原来,邻村二月初庙会,村民自办地秧歌走村串庄拜年。往常,秧歌队不敢到离县城近的村庄去叨扰,近年来解放区军民挖封锁沟,将鬼子和汉奸包围在据点不敢外出,因此才大摇大摆地到离县城二里之遥的庞河来戏耍。庞河村抗勤为迎接秧歌队进村,特意燃放清脆亮响的高声炮。谁知让鬼子讨伐吓怕了的百姓,错认为是鬼子进村的枪声,撒腿就跑。邻近村庄见庞河有人外逃,以为是有“敌情”,于是就引起一连串的连锁反应。

新五婶儿嫁给五叔,属于一桩“门不当户不对”的亲事。新人尚未进门就带来一出恶作剧,留给人们的印象很坏。虽然在娘家也被奉为“小家碧玉”,动辄就可以掉小脸子、耍小性子;但进了大户人家就再也没有“掐尖儿卖快”的机会。没经过闺门训诫,又受不了男尊女卑、长幼有序、先后有别的礼教规矩约束,自己不舒服也让人感到别扭。

结婚后五叔更是放荡不羁,家境并不像媒人夸张的那么优越,按生活必需分得的那份钱物,不能满足其挥霍,就私下偷摸父兄的仓房,因此与上下左右的关系都比较紧张。
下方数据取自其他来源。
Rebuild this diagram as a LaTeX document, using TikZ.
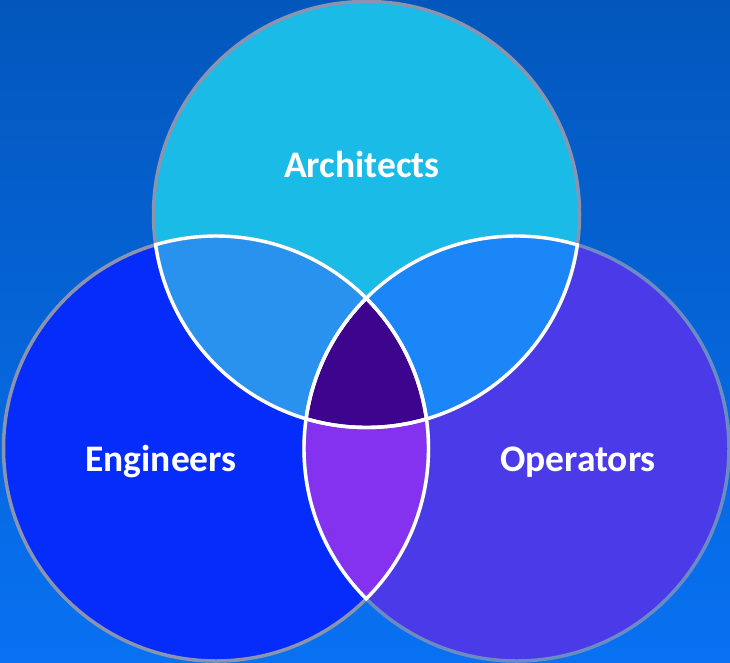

更为不好处理的竟是如何摆正与拿捏“继母”的位置和架子。本来五叔和五婶儿唯一的宝贝儿子,既是小两口的心头肉,也是老爷太太掌上珠。自己尚未脱掉乳臭就给人家做娘,娇生惯养的儿子不听后妈那一套。特别是当新五婶儿自己生养了女儿之后,对待先头留下的儿子就更格格不入了。
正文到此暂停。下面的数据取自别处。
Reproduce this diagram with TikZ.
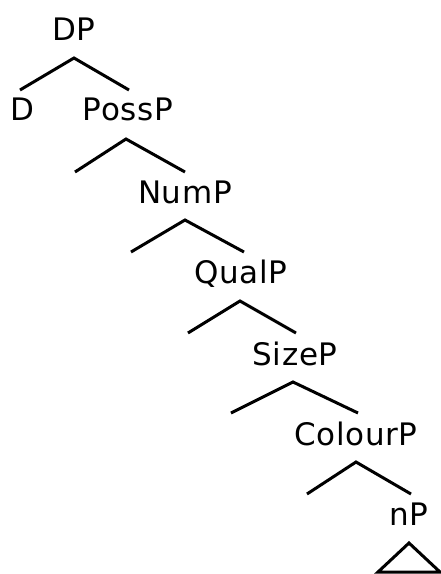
\documentclass[tikz,border=0pt]{standalone}
\usepackage{fontspec}
\setmainfont{DejaVu Sans}[LetterSpace=2]
\usepackage{tikz}
\tikzset{every picture/.style={line width=3pt}}
\tikzset{lbl/.style={anchor=base,inner sep=0pt,font=\fontsize{31}{36}\selectfont}}

\begin{document}
\begin{tikzpicture}[x=1pt,y=1pt,yscale=-1]
\useasboundingbox (0,0) rectangle (440,574);

%Labels
\node[lbl] (dp) at (74,40) {DP};
\node[lbl] (d) at (22,120) {D};
\node[lbl] (possp) at (128,120) {PossP};
\node[lbl] (nump) at (185,203) {NumP};
\node[lbl] (qualp) at (241,283) {QualP};
\node[lbl] (sizep) at (295,365) {SizeP};
\node[lbl] (colourp) at (356,445) {ColourP};
\node[lbl] (np) at (409,525) {nP};

%Branch points
\coordinate (dpTop) at (74,58);
\coordinate (dpL) at (20,90);
\coordinate (dpR) at (129,90);
\coordinate (posspTop) at (126,139);
\coordinate (posspL) at (75,172);
\coordinate (posspR) at (185,172);
\coordinate (numpTop) at (185,220);
\coordinate (numpL) at (131,252);
\coordinate (numpR) at (244,252);
\coordinate (qualpTop) at (240,301);
\coordinate (qualpL) at (188,333);
\coordinate (qualpR) at (296,333);
\coordinate (sizepTop) at (293,382);
\coordinate (sizepL) at (231,413);
\coordinate (sizepR) at (358,413);
\coordinate (colourpTop) at (356,462);
\coordinate (colourpL) at (307,494);
\coordinate (colourpR) at (411,494);

%Straight Lines
\draw (dpL) -- (dpTop) -- (dpR);
\draw (posspL) -- (posspTop) -- (posspR);
\draw (numpL) -- (numpTop) -- (numpR);
\draw (qualpL) -- (qualpTop) -- (qualpR);
\draw (sizepL) -- (sizepTop) -- (sizepR);
\draw (colourpL) -- (colourpTop) -- (colourpR);

%Shape: Triangle
\coordinate (npTop) at (409,543);
\draw (npTop) -- (378,572) -- (440,572) -- cycle;

\end{tikzpicture}
\end{document}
本来新五婶儿也想为李家再生一个男婴,可是天不遂人愿,一而再再而三,全是女孩。此时,缺少母爱的儿子已经成家立业,双双在南方某工厂上班,婚后也生一女婴,为了不受孩子拖累,商量继母代为照看并按月邮寄生活费。没想到新五婶儿认钱不认人,对孙女不经心照看甚至被人怀疑是虐待,不久竟病弱夭折。此事已经传播,新五婶儿的名声更加狼藉。

时光似白驹过隙,往事如过眼云烟,转瞬间就是一个花甲循环。新五婶儿先后共生养六个女孩,受生活所累都没能飞出“鸡窝”。与儿子、媳妇的关系没有改善,直到关系断绝。五叔年长于她又羸弱多病,故先她而去。几个女儿陆续出阁,幸离家不远。到了老年,虽无冻饿之忧却也孤寂寡欢,最后无疾而终。